A child genius must save his kidnapped father, with the help of an underground kingdom of fairies, dwarves, and goblins, in Artemis Fowl, an incomprehensible mess culled from Irish author Eoin Colfer’s popular series of young adult novels that has been wisely dumped on Disney+ in the wake the coronavirus pandemic.
In Colfer’s novels (unread by me), Artemis Fowl is introduced as a criminal mastermind and antagonist who kidnaps a fairy for ransom in the opening book – – before becoming a more nuanced antihero in the subsequent seven novels.
In the film, Artemis Fowl (played by Ferdia Shaw, grandson of Robert) is introduced as a brilliant-but-arrogant 12-year-old who turns his nose up at school, and who we are asked to care about simply because he’s at the center of the movie. He treasures the vaguely-detailed exploits of his father, Artemis Fowl Sr. (played ever-so-briefly by Colin Farrell), who may or may not be some kind of criminal mastermind himself. I’m still not entirely sure.
Fowl Sr. is kidnapped by unknown forces; a raspy-voiced figure in hood, the film’s primary antagonist who we never even see (credited only as “Shadowy Female Figure”), takes him hostage for the duration of the movie and demands that Fowl Jr. turn over “the Aculus”, a mysterious object of limitless power, or something, that serves as the movie’s MacGuffin.
The setup seems simple enough, but it’s at this point, ten minutes into the movie, that Artemis Fowl turns utterly incomprehensible: after the opening at the Fowl’s Irish manor, we’re suddenly jettisoned to the underground world of fairies, dwarves and goblins and dragged through a number of subplots that seem to have little to do with the primary storyline.
There’s an army of fairies, headed by a raspy-voiced Judi Dench as the 800-year-old Commander Julius Root, who patrol worlds both above and below ground Men in Black-style, and keep their secrets from mankind by tracking incidents and wiping memories.
Then there’s Holly Short (Lara McDonnell), an officer in Root’s fairy army, who is sent to Italy to manage a troll attack at a wedding, using time-freeze technology to hold the humans in place while she flies around what appears to be a poorly-animated CGI relic from the early 2000s.
And then there’s Mulch Diggums, played by a raspy-voiced Josh Gad (“raspy” seemed to be the primary instruction from the dialect coach here), a dwarf who digs through ground really fast by chewing up dirt. He also serves as the narrator of Artemis Fowl, in black-and-white sea prison bookend sequences that must have been the film’s last-ditch attempt to make sense of itself.
In that regard, it didn’t succeed; fans of the source material may have better luck deciphering it all, but most audiences, including the younger demographics at which this is aimed, will have difficulty making sense of things. While individual scenes have enough of their own internal logic, the story threads that connect them have been lost somewhere along the line.

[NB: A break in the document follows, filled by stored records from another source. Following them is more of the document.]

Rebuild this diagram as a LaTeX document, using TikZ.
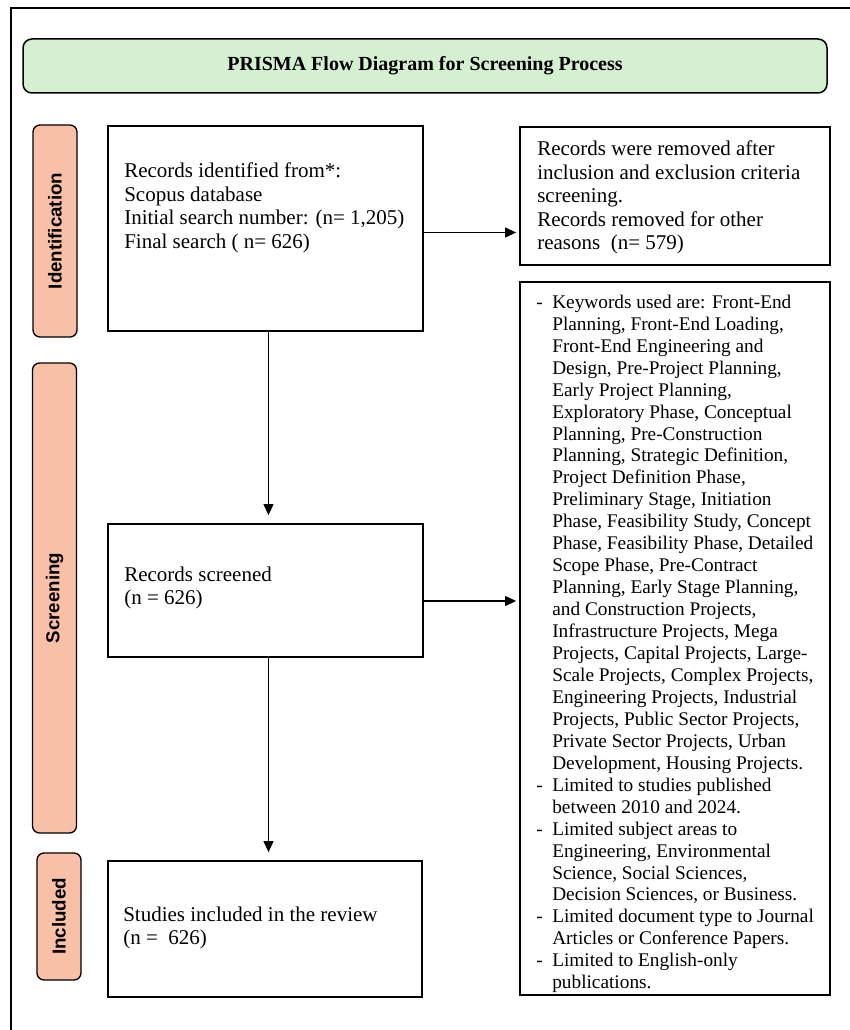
\documentclass[tikz,border=0pt]{standalone}
\usepackage{fontspec}
\setmainfont{Liberation Serif}
\setsansfont{Liberation Sans}
\usepackage{xcolor}
\usetikzlibrary{arrows.meta, positioning}

\definecolor{titlegreen}{RGB}{213,240,208}
\definecolor{phasefill}{RGB}{249,192,168}

\newcommand{\kwdash}{\makebox[16pt][l]{-}}
\newcommand{\kwind}{\hspace*{16pt}}

\begin{document}
\begin{tikzpicture}[
    x=1pt, y=-1pt,
    font=\fontsize{21}{23.5}\selectfont,
    box/.style={rectangle, draw, line width=1.8pt, inner sep=0pt},
    phase/.style={rectangle, rounded corners=7pt, draw, line width=1.3pt,
                  fill=phasefill, rotate=90, inner sep=0pt, minimum height=44pt,
                  font=\sffamily\bfseries\fontsize{18.7}{21}\selectfont},
    titlebox/.style={rectangle, rounded corners=9pt, draw, line width=1.5pt,
                     fill=titlegreen, minimum width=804pt, minimum height=54pt,
                     font=\bfseries\fontsize{20}{23}\selectfont},
    txt/.style={anchor=north west, align=left, inner sep=0pt},
    arr/.style={-{Triangle[length=11pt, width=10pt]}, line width=1.1pt}
]
\useasboundingbox (0,0) rectangle (850,1030);
\draw[line width=1.3pt] (11,1040) -- (11,8) -- (860,8);

\node[titlebox] (title) at (425,66) {PRISMA Flow Diagram for Screening Process};

% phases on the left
\node[phase, minimum width=212pt] (ident)  at (55,231)   {Identification};
\node[phase, minimum width=470pt] (screen) at (54.5,598) {Screening};
\node[phase, minimum width=127pt] (incl)   at (59,916.5) {Included};

% flow boxes
\node[box, minimum width=315pt, minimum height=205pt] (found)    at (265.5,228.5) {};
\node[box, minimum width=310pt, minimum height=138pt] (removed)  at (675,196)     {};
\node[box, minimum width=315pt, minimum height=133pt] (screened) at (265.5,590.5) {};
\node[box, minimum width=310pt, minimum height=713pt] (criteria) at (675,638.5)   {};
\node[box, minimum width=314pt, minimum height=136pt] (studies)  at (265,929)     {};

\node[txt] (foundTxt) at ([shift={(17,37.5)}]found.north west)
    {Records identified from*:\\Scopus database\\
     Initial search number: (n= 1,205)\\Final search ( n= 626)};
\node[txt] (removedTxt) at ([shift={(18,14.5)}]removed.north west)
    {Records were removed after\\inclusion and exclusion criteria\\screening.\\
     Records removed for other\\reasons\ \ (n= 579)};
\node[txt] (screenedTxt) at ([shift={(17,43.5)}]screened.north west)
    {Records screened\\(n = 626)};
\node[txt] (studiesTxt) at ([shift={(16,46.5)}]studies.north west)
    {Studies included in the review\\(n =\ \ 626)};
\node[txt, font=\fontsize{19.3}{21.95}\selectfont] (criteriaTxt)
    at ([shift={(17,13.6)}]criteria.north west)
    {\kwdash Keywords used are: Front-End\\
     \kwind Planning, Front-End Loading,\\
     \kwind Front-End Engineering and\\
     \kwind Design, Pre-Project Planning,\\
     \kwind Early Project Planning,\\
     \kwind Exploratory Phase, Conceptual\\
     \kwind Planning, Pre-Construction\\
     \kwind Planning, Strategic Definition,\\
     \kwind Project Definition Phase,\\
     \kwind Preliminary Stage, Initiation\\
     \kwind Phase, Feasibility Study, Concept\\
     \kwind Phase, Feasibility Phase, Detailed\\
     \kwind Scope Phase, Pre-Contract\\
     \kwind Planning, Early Stage Planning,\\
     \kwind and Construction Projects,\\
     \kwind Infrastructure Projects, Mega\\
     \kwind Projects, Capital Projects, Large-\\
     \kwind Scale Projects, Complex Projects,\\
     \kwind Engineering Projects, Industrial\\
     \kwind Projects, Public Sector Projects,\\
     \kwind Private Sector Projects, Urban\\
     \kwind Development, Housing Projects.\\
     \kwdash Limited to studies published\\
     \kwind between 2010 and 2024.\\
     \kwdash Limited subject areas to\\
     \kwind Engineering, Environmental\\
     \kwind Science, Social Sciences,\\
     \kwind Decision Sciences, or Business.\\
     \kwdash Limited document type to Journal\\
     \kwind Articles or Conference Papers.\\
     \kwdash Limited to English-only\\
     \kwind publications.};

% connectors
\draw[arr, shorten >=3pt] ([yshift=-4pt]found.east) -- ([yshift=-4pt]found.east -| removed.west);
\draw[arr, shorten >=3pt] ([yshift=-10.5pt]screened.east) -- ([yshift=-10.5pt]screened.east -| criteria.west);
\draw[arr, shorten >=8pt] ([xshift=3pt]found.south) -- ([xshift=3pt]screened.north);
\draw[arr, shorten >=8pt] ([xshift=3pt]screened.south) -- ([xshift=3pt]screened.south |- studies.north);
\end{tikzpicture}
\end{document}
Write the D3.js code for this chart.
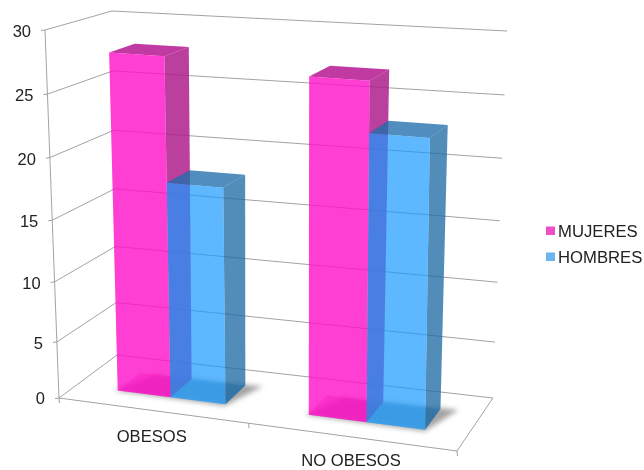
<!DOCTYPE html>
<html><head><meta charset="utf-8">
<script src="https://cdnjs.cloudflare.com/ajax/libs/d3/7.8.5/d3.min.js"></script>
<style>html,body{margin:0;padding:0;background:#fff}svg{display:block}text{font-family:"Liberation Sans",Arial,sans-serif;fill:#222}</style>
</head><body><svg id="c" width="644" height="470"></svg>
<script>
const categories = ["OBESOS", "NO OBESOS"];
const seriesNames = ["MUJERES", "HOMBRES"];
const mujeres = [28, 27.2];
const hombres = [18, 23.2];
const yTicks = [0, 5, 10, 15, 20, 25, 30];

const seriesValues = [mujeres, hombres];
const svg = d3.select("#c");
const defs = svg.append("defs");
defs.append("filter").attr("id","soft").append("feGaussianBlur").attr("stdDeviation",0.45);
defs.append("filter").attr("id","shadow").attr("x","-20%").attr("y","-40%").attr("width","140%").attr("height","180%").append("feGaussianBlur").attr("stdDeviation",2.6);

// box corners of the 3D plot in screen space
const corners = {
  f0l:[59,398], f0r:[457,451], b0l:[117,355], b0r:[493,398],
  f1l:[45,30],  f1r:[463,59],  b1l:[112,11],  b1r:[507,31]
};
const lerp = d3.interpolateNumber;
const warp = d3.scalePow().exponent(1.07).domain([0,1]).range([0,1]);
function project(U,v,f){
  const u=warp(U);
  const mix=(a,b,t)=>[lerp(a[0],b[0])(t),lerp(a[1],b[1])(t)];
  const f0=mix(corners.f0l,corners.f0r,u), f1=mix(corners.f1l,corners.f1r,u);
  const b0=mix(corners.b0l,corners.b0r,u), b1=mix(corners.b1l,corners.b1r,u);
  return mix(mix(f0,f1,f),mix(b0,b1,f),v);
}
const y = d3.scalePow().exponent(1.05).domain([0,30]).range([0,1]);
const x0 = d3.scaleBand().domain(categories).range([0.02,1]).paddingInner(0.424).paddingOuter(0.208);
const x1 = d3.scaleBand().domain(seriesNames).range([0,x0.bandwidth()]);
const depth = d3.scaleLinear().domain([0,1]).range([0.30,0.70]);
const line = d3.line();

const grid = svg.append("g").attr("filter","url(#soft)");
function seg(a,b,c,w){grid.append("path").attr("d",line([a,b])).attr("fill","none").attr("stroke",c).attr("stroke-width",w||1);}
const gridCol="#a2a2a2";
yTicks.forEach(t=>{
  const f=y(t);
  seg(project(0,0,f),project(0,1,f),gridCol);
  seg(project(0,1,f),project(1,1,f),gridCol);
  const a=project(0,0,f); seg([a[0]-4,a[1]+0.5],a,gridCol);
});
seg(project(0,0,0),project(0,0,1),gridCol);
seg(project(0,0,0),project(1,0,0),gridCol);
seg(project(1,0,0),project(1,1,0),gridCol);
[0,0.5,1].forEach(u=>{const a=project(u,0,0); seg(a,[a[0]+0.5,a[1]+5],gridCol);});

// floor shadows
const shadows = svg.append("g").attr("filter","url(#shadow)");
categories.forEach(c=>{
  const u0=x0(c)-0.008,u1=x0(c)+x0.bandwidth()+0.012;
  shadows.append("path").attr("d",line([project(u0,depth(0)-0.01,0),project(u1-0.01,depth(0)-0.03,0),project(u1+0.03,depth(1)+0.02,0),project(u0+0.05,depth(1),0)])+"Z").attr("fill","#a4a4a4");
});

const faces = {
  MUJERES:{bottom:"rgba(200,70,160,.30)",right:"rgba(176,30,140,.86)",top:"rgba(184,30,148,.88)",front:"rgba(255,10,200,.80)"},
  HOMBRES:{bottom:"rgba(90,130,170,.30)",right:"rgba(30,108,165,.78)",top:"rgba(30,110,170,.78)",front:"rgba(25,155,255,.71)"}
};
const bars = svg.append("g").attr("filter","url(#soft)");
categories.forEach((c,ci)=>{
  seriesNames.forEach((s,si)=>{
    const u0=x0(c)+x1(s),u1=u0+x1.bandwidth(),v0=depth(0),v1=depth(1),f=y(seriesValues[si][ci]);
    const poly=(pts,col)=>bars.append("path").attr("d",line(pts)+"Z").attr("fill",col);
    poly([project(u0,v0,0),project(u1,v0,0),project(u1,v1,0),project(u0,v1,0)],faces[s].bottom);
    poly([project(u1,v0,0),project(u1,v1,0),project(u1,v1,f),project(u1,v0,f)],faces[s].right);
    poly([project(u0,v0,f),project(u1,v0,f),project(u1,v1,f),project(u0,v1,f)],faces[s].top);
    poly([project(u0,v0,0),project(u1,v0,0),project(u1,v0,f),project(u0,v0,f)],faces[s].front);
  });
});

const labels=svg.append("g").attr("filter","url(#soft)");
yTicks.forEach(t=>{
  const a=project(0,0,y(t));
  labels.append("text").attr("x",a[0]-14).attr("y",a[1]+(t===0?6:7)).attr("text-anchor","end").attr("font-size",16.5).text(t);
});
const catLabelDrop = d3.scaleOrdinal().domain(categories).range([31,29]);
categories.forEach(c=>{
  const a=project(x0(c)+x0.bandwidth()/2,0,0);
  labels.append("text").attr("x",a[0]-3).attr("y",a[1]+catLabelDrop(c)).attr("text-anchor","middle").attr("font-size",16.6).text(c);
});
const legendColor=d3.scaleOrdinal().domain(seriesNames).range(["#ee4fc8","#6cb4ee"]);
const legY=d3.scalePoint().domain(seriesNames).range([231,257]);
seriesNames.forEach(s=>{
  labels.append("rect").attr("x",546).attr("y",legY(s)-4.5).attr("width",9).attr("height",8.5).attr("fill",legendColor(s));
  labels.append("text").attr("x",558).attr("y",legY(s)+6).attr("font-size",16.7).text(s);
});
</script></body></html>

Filmed two years ago, Artemis Fowl was originally slated for a summer 2019 release; it was pushed back to March 2020, and despite a reported blockbuster budget of $125 million – which is not apparent from this largely second-rate production – has now been dumped on the Disney+ streaming platform to a thoroughly rotten, and entirely deserved, reception.
Artemis Fowl was directed by the great Kenneth Branagh, who can handle blockbuster material; see his excellent take on Marvel’s Thor. This one won’t rank among Branagh’s Shakespeare adaptations in career retrospectives, but that may not be the fault of the director; with signs of post-production alterations, the mess that is Artemis Fowl is likely the result of studio tampering gone wrong.